● What you need to do
Starting at the first line of the listing below, retype each line up to and including the one that contains "var fixedUr = [-0.171, -0.234, -0.113, -0.142, -0.347];". Leave pictures out.

>> BEGIN Given information

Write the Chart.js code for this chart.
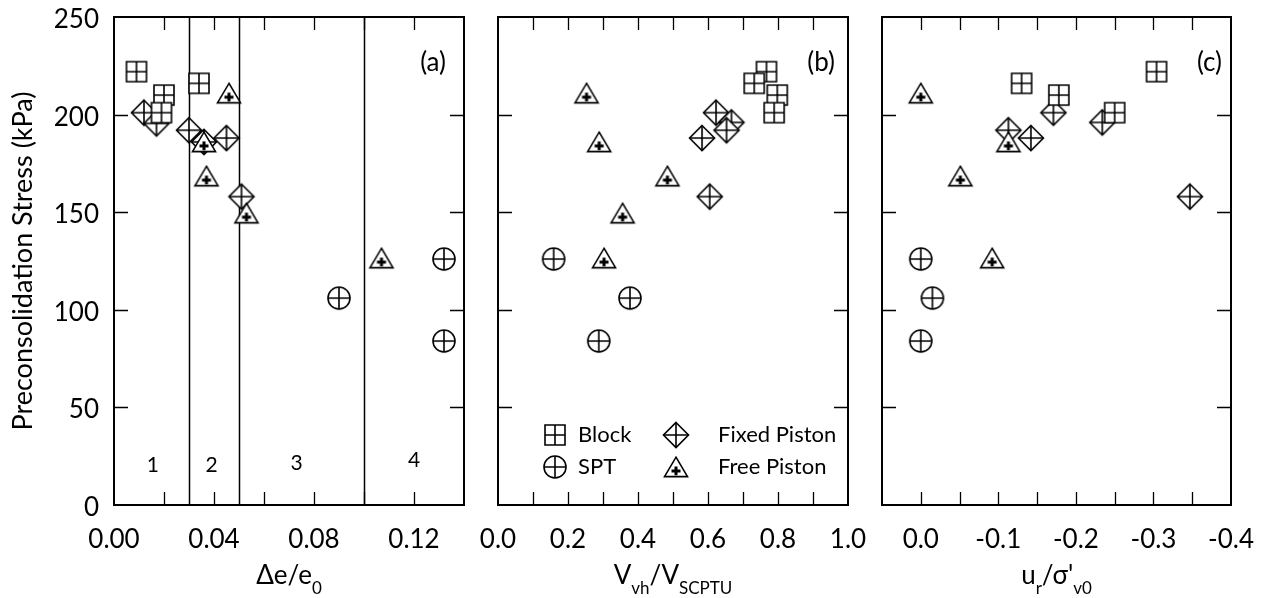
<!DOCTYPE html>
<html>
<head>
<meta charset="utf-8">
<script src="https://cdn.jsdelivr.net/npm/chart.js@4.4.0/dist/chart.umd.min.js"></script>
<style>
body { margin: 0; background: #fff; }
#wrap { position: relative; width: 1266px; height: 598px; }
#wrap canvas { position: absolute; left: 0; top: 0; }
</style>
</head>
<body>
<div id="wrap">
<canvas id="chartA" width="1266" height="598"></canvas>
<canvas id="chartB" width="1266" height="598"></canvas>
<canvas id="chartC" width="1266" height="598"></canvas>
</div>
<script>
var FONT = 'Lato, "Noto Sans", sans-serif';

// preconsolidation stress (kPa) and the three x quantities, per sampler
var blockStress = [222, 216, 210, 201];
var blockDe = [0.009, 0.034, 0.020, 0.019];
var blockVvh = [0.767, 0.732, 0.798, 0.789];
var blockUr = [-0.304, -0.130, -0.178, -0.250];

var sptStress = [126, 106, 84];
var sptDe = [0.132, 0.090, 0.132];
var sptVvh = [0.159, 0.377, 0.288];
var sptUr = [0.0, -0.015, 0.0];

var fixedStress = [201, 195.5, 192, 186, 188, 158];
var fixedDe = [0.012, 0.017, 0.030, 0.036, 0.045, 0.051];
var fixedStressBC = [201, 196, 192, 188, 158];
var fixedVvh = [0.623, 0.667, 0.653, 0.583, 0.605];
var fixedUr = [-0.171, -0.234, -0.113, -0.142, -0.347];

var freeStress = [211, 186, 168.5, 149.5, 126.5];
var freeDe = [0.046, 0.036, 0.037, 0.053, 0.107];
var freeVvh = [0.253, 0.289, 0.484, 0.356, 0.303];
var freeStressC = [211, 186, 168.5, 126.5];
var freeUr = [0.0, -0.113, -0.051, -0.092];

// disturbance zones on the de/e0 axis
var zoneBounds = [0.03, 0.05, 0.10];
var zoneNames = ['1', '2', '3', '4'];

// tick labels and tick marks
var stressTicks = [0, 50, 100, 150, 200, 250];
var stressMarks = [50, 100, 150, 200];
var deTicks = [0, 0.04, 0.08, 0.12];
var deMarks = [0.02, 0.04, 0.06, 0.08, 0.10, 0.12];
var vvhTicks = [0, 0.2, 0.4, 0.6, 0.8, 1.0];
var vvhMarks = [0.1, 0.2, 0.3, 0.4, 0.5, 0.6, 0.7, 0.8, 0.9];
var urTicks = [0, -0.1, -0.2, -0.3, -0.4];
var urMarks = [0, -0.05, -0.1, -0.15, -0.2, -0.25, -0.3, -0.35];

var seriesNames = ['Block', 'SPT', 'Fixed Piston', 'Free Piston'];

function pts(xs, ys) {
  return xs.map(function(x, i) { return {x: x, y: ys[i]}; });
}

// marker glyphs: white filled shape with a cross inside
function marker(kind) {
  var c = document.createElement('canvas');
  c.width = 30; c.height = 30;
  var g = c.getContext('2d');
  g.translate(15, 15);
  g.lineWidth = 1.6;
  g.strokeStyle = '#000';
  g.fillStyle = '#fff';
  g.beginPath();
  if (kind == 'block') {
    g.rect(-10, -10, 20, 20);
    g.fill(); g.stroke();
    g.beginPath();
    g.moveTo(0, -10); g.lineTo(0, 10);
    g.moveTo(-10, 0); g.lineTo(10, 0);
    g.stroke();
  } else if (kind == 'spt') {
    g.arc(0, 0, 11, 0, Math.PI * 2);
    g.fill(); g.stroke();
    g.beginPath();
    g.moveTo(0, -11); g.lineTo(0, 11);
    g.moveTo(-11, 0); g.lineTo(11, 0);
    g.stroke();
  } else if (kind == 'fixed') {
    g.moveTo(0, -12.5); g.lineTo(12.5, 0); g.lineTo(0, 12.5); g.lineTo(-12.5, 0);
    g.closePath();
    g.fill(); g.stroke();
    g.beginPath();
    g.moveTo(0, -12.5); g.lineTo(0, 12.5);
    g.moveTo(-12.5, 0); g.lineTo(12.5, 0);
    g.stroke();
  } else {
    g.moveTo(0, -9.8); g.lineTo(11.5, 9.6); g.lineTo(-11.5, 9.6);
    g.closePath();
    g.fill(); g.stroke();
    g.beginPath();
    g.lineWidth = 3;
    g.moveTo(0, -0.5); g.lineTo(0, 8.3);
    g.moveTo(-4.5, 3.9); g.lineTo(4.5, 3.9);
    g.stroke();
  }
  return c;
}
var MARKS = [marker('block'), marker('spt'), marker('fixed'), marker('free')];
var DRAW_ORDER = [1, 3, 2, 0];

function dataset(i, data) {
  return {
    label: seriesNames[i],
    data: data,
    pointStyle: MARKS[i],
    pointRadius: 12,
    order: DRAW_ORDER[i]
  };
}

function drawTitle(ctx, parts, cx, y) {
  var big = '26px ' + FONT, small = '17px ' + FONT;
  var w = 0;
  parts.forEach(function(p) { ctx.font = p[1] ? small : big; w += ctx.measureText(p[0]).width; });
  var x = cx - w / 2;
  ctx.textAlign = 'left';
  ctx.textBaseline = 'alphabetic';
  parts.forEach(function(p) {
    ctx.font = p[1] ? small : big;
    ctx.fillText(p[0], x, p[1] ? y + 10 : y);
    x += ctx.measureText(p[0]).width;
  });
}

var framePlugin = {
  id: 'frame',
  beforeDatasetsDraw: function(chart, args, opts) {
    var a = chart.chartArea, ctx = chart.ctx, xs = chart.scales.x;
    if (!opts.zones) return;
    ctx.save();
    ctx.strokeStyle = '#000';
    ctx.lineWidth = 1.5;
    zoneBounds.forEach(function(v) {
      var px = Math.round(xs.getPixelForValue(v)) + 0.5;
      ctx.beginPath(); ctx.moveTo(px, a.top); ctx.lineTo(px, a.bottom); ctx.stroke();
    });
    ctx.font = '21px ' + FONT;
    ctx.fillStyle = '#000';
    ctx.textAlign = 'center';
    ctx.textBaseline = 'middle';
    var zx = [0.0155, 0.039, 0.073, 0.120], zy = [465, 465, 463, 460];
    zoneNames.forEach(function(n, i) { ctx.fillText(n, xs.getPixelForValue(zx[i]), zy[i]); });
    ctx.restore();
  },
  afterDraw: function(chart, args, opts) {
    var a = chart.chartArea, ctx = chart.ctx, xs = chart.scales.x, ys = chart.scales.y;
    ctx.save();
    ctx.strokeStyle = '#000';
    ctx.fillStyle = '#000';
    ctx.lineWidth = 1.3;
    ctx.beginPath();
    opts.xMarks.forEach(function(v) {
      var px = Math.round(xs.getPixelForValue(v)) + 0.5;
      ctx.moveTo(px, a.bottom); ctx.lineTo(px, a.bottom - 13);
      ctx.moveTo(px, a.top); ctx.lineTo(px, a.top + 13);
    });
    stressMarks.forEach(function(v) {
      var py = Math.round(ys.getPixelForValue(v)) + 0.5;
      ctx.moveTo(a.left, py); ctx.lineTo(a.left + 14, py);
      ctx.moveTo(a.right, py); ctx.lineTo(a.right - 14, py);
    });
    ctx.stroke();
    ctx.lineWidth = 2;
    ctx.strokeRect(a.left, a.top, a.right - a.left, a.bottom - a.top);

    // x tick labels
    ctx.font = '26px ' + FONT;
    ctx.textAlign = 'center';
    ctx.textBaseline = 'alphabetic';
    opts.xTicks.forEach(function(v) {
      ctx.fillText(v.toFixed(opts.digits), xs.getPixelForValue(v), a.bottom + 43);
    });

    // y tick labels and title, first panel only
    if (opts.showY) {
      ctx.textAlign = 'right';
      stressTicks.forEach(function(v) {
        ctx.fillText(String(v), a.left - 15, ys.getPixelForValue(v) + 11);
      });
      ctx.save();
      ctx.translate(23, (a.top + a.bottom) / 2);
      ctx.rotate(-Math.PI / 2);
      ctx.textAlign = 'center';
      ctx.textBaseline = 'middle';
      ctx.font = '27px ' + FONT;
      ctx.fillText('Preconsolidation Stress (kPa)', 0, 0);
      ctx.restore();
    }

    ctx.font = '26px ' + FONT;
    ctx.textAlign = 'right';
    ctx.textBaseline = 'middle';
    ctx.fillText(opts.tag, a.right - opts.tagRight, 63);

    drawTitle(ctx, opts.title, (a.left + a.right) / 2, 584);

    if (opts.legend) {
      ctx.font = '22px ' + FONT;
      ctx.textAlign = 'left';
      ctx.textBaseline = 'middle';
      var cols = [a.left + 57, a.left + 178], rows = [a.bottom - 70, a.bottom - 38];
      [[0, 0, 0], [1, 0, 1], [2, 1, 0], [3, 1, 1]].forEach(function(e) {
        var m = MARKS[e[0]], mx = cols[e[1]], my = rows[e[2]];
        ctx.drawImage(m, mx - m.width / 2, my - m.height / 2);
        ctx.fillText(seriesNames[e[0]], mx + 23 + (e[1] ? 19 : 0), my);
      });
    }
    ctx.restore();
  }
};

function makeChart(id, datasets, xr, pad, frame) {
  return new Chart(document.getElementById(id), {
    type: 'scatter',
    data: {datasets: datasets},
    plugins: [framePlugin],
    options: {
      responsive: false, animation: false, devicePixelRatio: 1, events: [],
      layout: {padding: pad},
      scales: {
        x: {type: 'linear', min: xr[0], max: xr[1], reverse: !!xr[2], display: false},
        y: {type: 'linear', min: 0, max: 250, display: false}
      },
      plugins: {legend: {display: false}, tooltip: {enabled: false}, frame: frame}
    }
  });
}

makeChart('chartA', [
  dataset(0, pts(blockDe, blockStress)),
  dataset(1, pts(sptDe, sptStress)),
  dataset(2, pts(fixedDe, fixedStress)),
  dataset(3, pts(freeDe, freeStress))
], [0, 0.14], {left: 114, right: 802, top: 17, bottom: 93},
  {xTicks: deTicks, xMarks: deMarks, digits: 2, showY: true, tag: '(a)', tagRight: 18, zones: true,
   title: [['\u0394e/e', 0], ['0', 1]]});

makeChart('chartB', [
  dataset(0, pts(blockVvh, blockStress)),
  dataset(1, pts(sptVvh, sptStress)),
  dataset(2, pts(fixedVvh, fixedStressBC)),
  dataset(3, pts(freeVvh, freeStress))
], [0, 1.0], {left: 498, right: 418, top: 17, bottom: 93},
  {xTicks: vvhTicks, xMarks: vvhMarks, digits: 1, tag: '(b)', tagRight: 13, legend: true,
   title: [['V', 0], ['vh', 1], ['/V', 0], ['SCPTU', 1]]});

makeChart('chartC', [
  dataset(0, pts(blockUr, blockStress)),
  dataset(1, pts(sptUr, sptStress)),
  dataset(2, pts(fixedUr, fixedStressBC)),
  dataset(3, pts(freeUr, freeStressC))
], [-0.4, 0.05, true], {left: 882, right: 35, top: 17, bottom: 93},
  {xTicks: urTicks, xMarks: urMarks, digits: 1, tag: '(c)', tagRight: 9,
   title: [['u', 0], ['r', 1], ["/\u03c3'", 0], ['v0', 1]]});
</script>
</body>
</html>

>> END Given information

● Problem solution
Write the Chart.js code for this chart.
<!DOCTYPE html>
<html>
<head>
<meta charset="utf-8">
<script src="https://cdn.jsdelivr.net/npm/chart.js@4.4.0/dist/chart.umd.min.js"></script>
<style>
body { margin: 0; background: #fff; }
#wrap { position: relative; width: 1266px; height: 598px; }
#wrap canvas { position: absolute; left: 0; top: 0; }
</style>
</head>
<body>
<div id="wrap">
<canvas id="chartA" width="1266" height="598"></canvas>
<canvas id="chartB" width="1266" height="598"></canvas>
<canvas id="chartC" width="1266" height="598"></canvas>
</div>
<script>
var FONT = 'Lato, "Noto Sans", sans-serif';

// preconsolidation stress (kPa) and the three x quantities, per sampler
var blockStress = [222, 216, 210, 201];
var blockDe = [0.009, 0.034, 0.020, 0.019];
var blockVvh = [0.767, 0.732, 0.798, 0.789];
var blockUr = [-0.304, -0.130, -0.178, -0.250];

var sptStress = [126, 106, 84];
var sptDe = [0.132, 0.090, 0.132];
var sptVvh = [0.159, 0.377, 0.288];
var sptUr = [0.0, -0.015, 0.0];

var fixedStress = [201, 195.5, 192, 186, 188, 158];
var fixedDe = [0.012, 0.017, 0.030, 0.036, 0.045, 0.051];
var fixedStressBC = [201, 196, 192, 188, 158];
var fixedVvh = [0.623, 0.667, 0.653, 0.583, 0.605];
var fixedUr = [-0.171, -0.234, -0.113, -0.142, -0.347];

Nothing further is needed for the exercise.